◆ Supplied material ◆
◆ ◆ ◆

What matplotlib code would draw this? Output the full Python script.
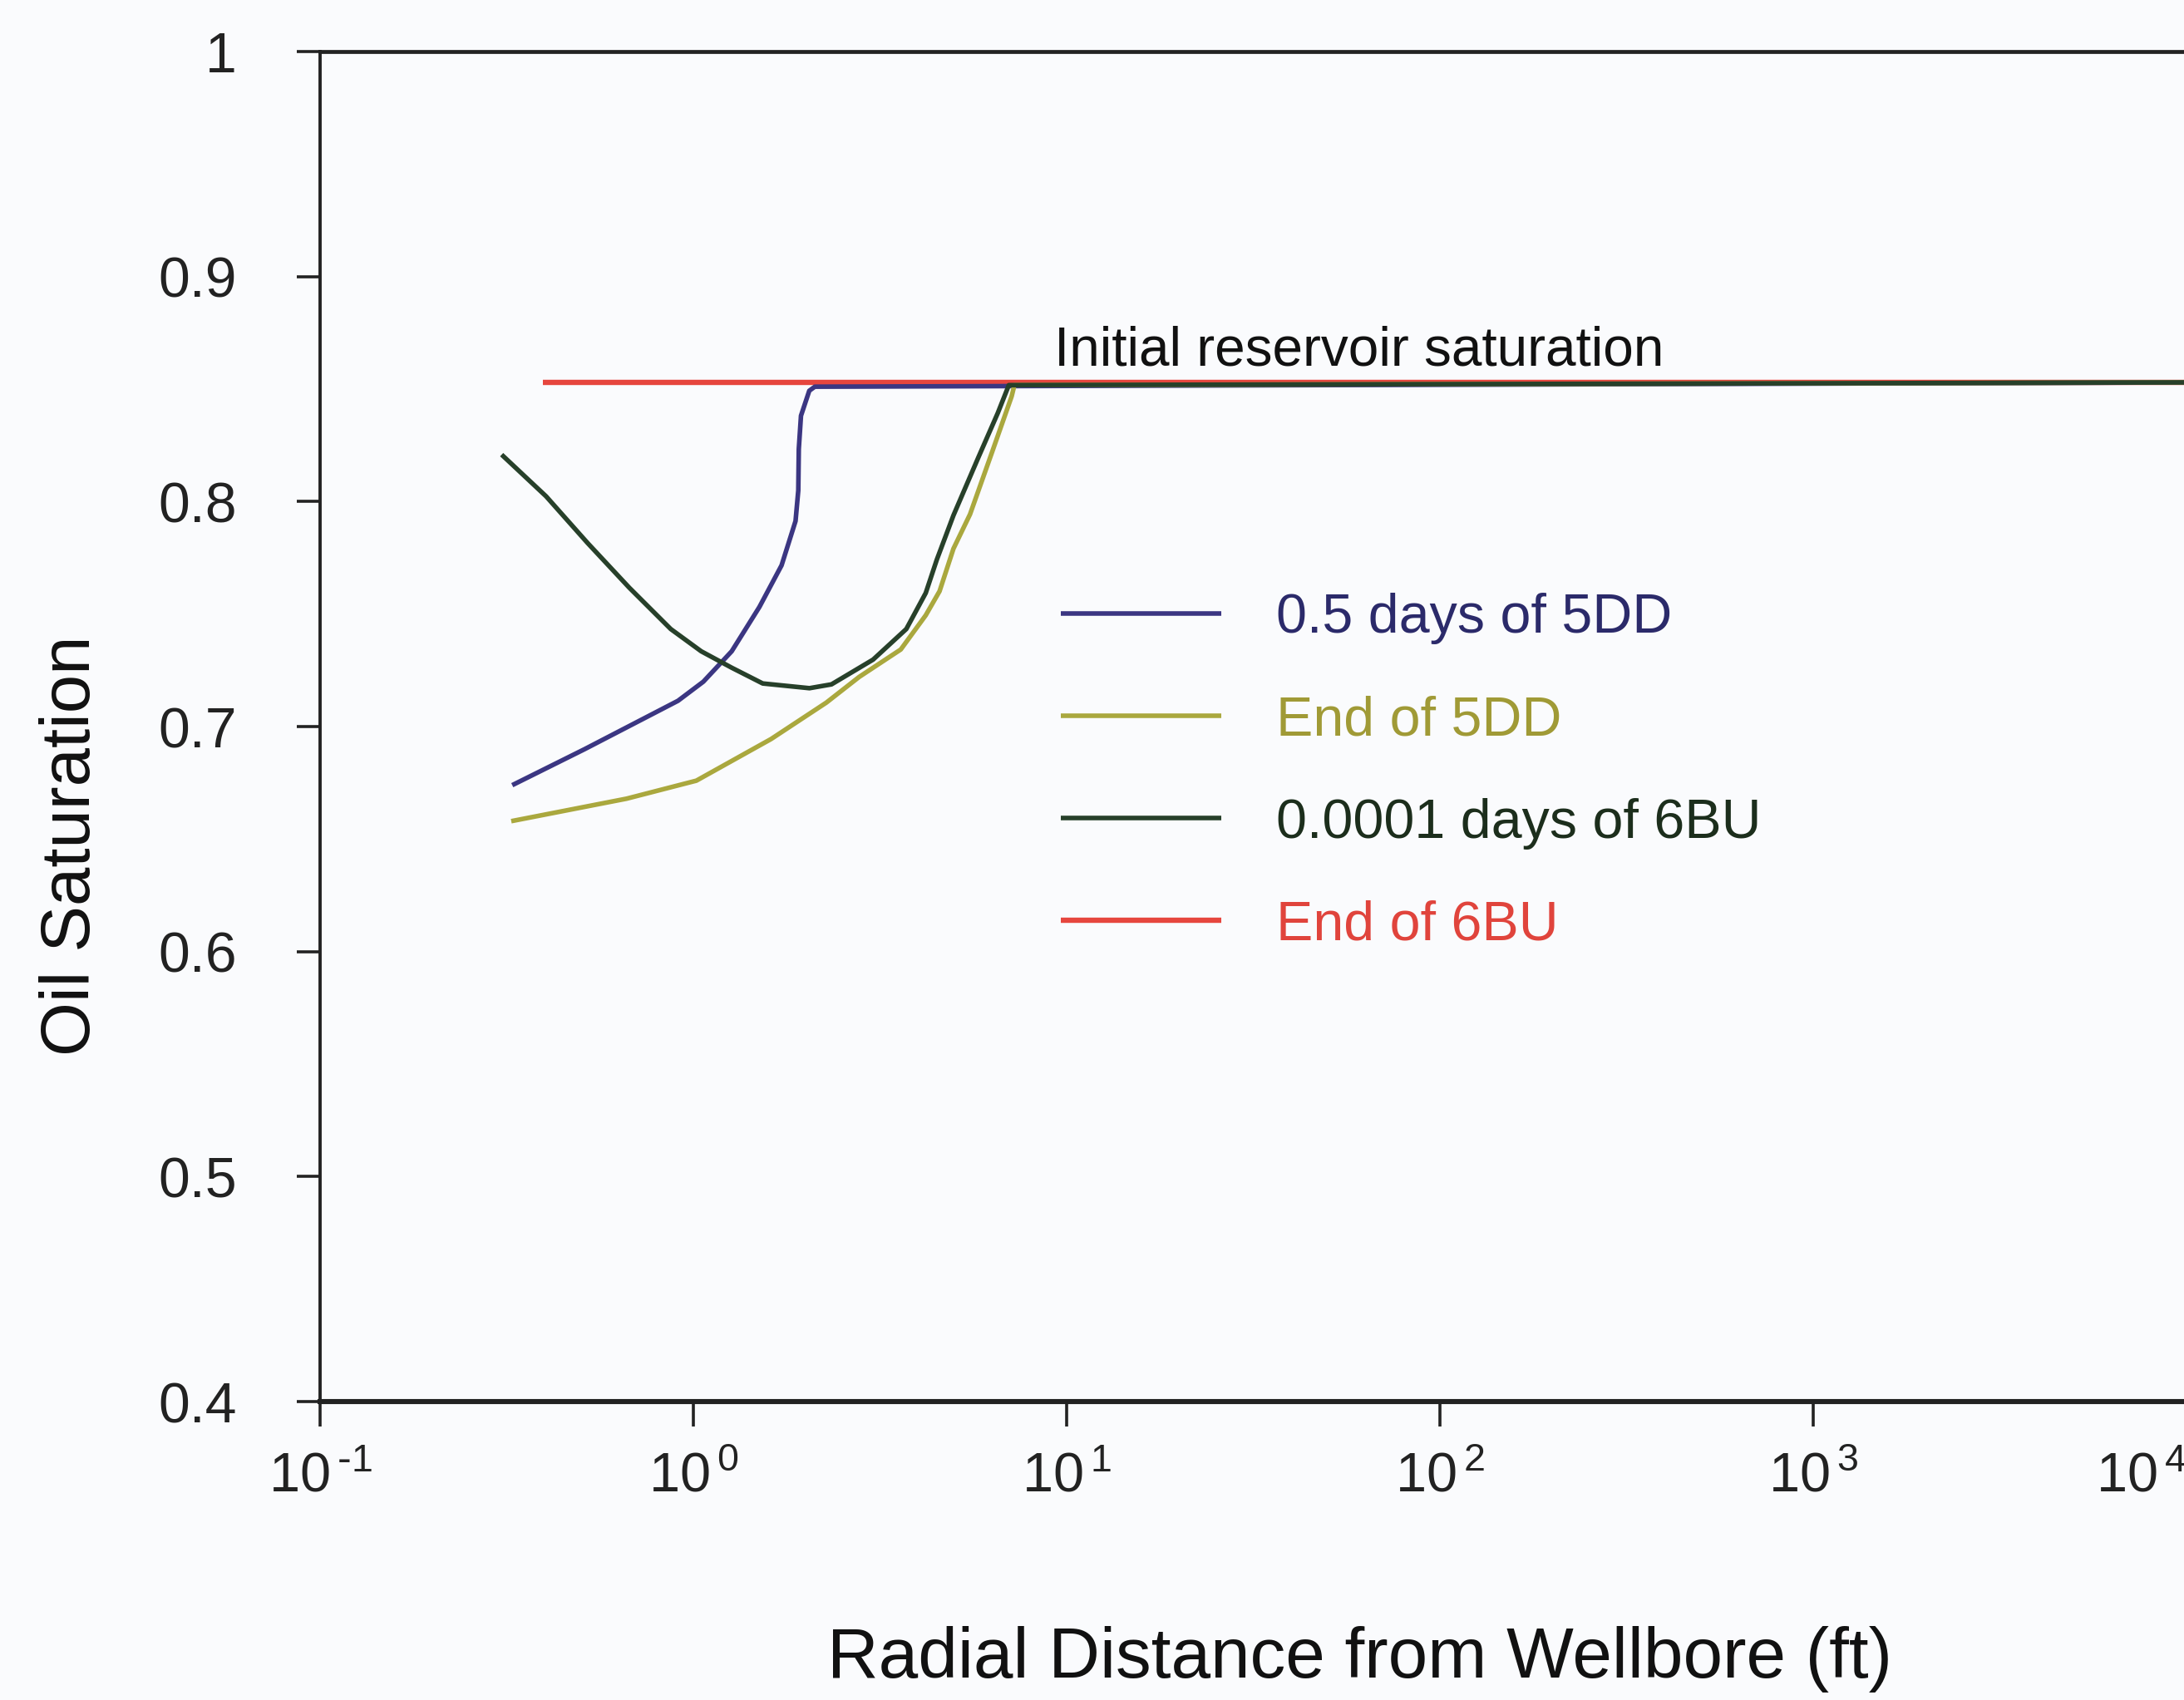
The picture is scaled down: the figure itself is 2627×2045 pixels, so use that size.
import matplotlib
matplotlib.use("Agg")
import matplotlib.pyplot as plt

plt.rcParams['font.family'] = ['Liberation Sans', 'DejaVu Sans']

# ---- data ----
r_05_5dd = [0.327, 0.511, 0.909, 1.063, 1.266, 1.502, 1.722, 1.877, 1.909, 1.915, 1.941, 2.043, 2.114, 10000]
so_05_5dd = [0.674, 0.690, 0.7115, 0.720, 0.7335, 0.7532, 0.7717, 0.7914, 0.8050, 0.8234, 0.8382, 0.8493, 0.8511, 0.853]

r_end_5dd = [0.325, 0.662, 1.018, 1.614, 2.27, 2.779, 3.592, 4.19, 4.563, 4.971, 5.507, 6.314, 7.118, 7.24, 10000]
so_end_5dd = [0.658, 0.668, 0.676, 0.6945, 0.7107, 0.7221, 0.7343, 0.7495, 0.7602, 0.7791, 0.7944, 0.8222, 0.8468, 0.8518, 0.853]

r_0001_6bu = [0.3063, 0.4028, 0.5206, 0.6727, 0.8691, 1.049, 1.266, 1.533, 2.045, 2.343, 3.028, 3.717, 4.19, 4.486, 4.971, 5.798, 6.535, 6.996, 10000]
so_0001_6bu = [0.8209, 0.8024, 0.7816, 0.7618, 0.7434, 0.7335, 0.7262, 0.7192, 0.7171, 0.7188, 0.7298, 0.7434, 0.7594, 0.7742, 0.7939, 0.8197, 0.8394, 0.8518, 0.853]

r_end_6bu = [0.395, 10000]
so_end_6bu = [0.853, 0.853]

labels = ["0.5 days of 5DD", "End of 5DD", "0.0001 days of 6BU", "End of 6BU"]
line_colors = ["#3b3682", "#aaa83e", "#27402a", "#e6463e"]
text_colors = ["#2b2a6a", "#a09a36", "#1c2e1c", "#e0443c"]

x_ticks = [0.1, 1, 10, 100, 1000, 10000]
x_tick_labels = [r"$\mathregular{10^{\,\text{-}1}}$", r"$\mathregular{10^{\,0}}$", r"$\mathregular{10^{\,1}}$",
                 r"$\mathregular{10^{\,2}}$", r"$\mathregular{10^{\,3}}$", r"$\mathregular{10^{\,4}}$"]
y_ticks = [0.4, 0.5, 0.6, 0.7, 0.8, 0.9, 1.0]
y_tick_labels = ["0.4", "0.5", "0.6", "0.7", "0.8", "0.9", "1"]

# ---- figure ----
fig = plt.figure(figsize=(13.135, 10.225), dpi=200)
fig.patch.set_facecolor("#fafbfd")
ax = fig.add_axes([0.1466, 0.1755, 0.8546, 0.7941])
ax.set_facecolor("#fafbfd")

series = [(r_05_5dd, so_05_5dd), (r_end_5dd, so_end_5dd), (r_0001_6bu, so_0001_6bu), (r_end_6bu, so_end_6bu)]
handles = []
for i, ((r, s), lab, c) in enumerate(zip(series, labels, line_colors)):
    z = 2 if i == 3 else 3
    lw = 2.3 if i == 3 else 2.0
    h, = ax.plot(r, s, color=c, lw=lw, label=lab, zorder=z,
                 solid_capstyle='butt', solid_joinstyle='round')
    handles.append(h)

ax.set_xscale("log")
ax.set_xlim(0.1, 10000)
ax.set_ylim(0.4, 1.0)

ax.set_xticks(x_ticks)
ax.set_xticklabels(x_tick_labels)
ax.xaxis.set_minor_locator(matplotlib.ticker.NullLocator())
ax.set_yticks(y_ticks)
ax.set_yticklabels(y_tick_labels)

ax.tick_params(axis='x', direction='out', length=10.8, width=1.3, pad=11, labelsize=24, colors='#222222')
ax.tick_params(axis='y', direction='out', length=10, width=1.3, pad=26, labelsize=24.5, colors='#222222')
ax.get_xticklabels()[-1].set_horizontalalignment('right')

for side in ['left', 'top', 'bottom']:
    ax.spines[side].set_color('#222222')
ax.spines['left'].set_linewidth(1.4)
ax.spines['top'].set_linewidth(1.7)
ax.spines['bottom'].set_linewidth(2.2)
ax.spines['right'].set_visible(False)

ax.set_xlabel("Radial Distance from Wellbore (ft)", fontsize=30.8, color='#111111')
ax.xaxis.set_label_coords(0.557, -0.166)
ax.set_ylabel("Oil Saturation", fontsize=30, color='#111111')
ax.yaxis.set_label_coords(-0.116, 0.412)

ax.text(9.26, 0.8607, "Initial reservoir saturation", fontsize=23.7, color='#111111',
        ha='left', va='baseline')

leg = ax.legend(handles=handles, loc='upper left', bbox_to_anchor=(0.397, 0.599),
                frameon=False, fontsize=23.9, handlelength=2.9, handletextpad=1.0,
                labelspacing=0.92, borderpad=0, borderaxespad=0)
for t, c in zip(leg.get_texts(), text_colors):
    t.set_color(c)

fig.savefig("out.png", dpi=200, facecolor=fig.get_facecolor())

◆ ◆ ◆

◆ Written request ◆
Return, unchanged, the run of lines above that opens with the line containing "The picture is" and closes with the line containing "plt.rcParams['font.family'] = ['Liberation". Include both.

◆ Task output ◆
The picture is scaled down: the figure itself is 2627×2045 pixels, so use that size.
import matplotlib
matplotlib.use("Agg")
import matplotlib.pyplot as plt

plt.rcParams['font.family'] = ['Liberation Sans', 'DejaVu Sans']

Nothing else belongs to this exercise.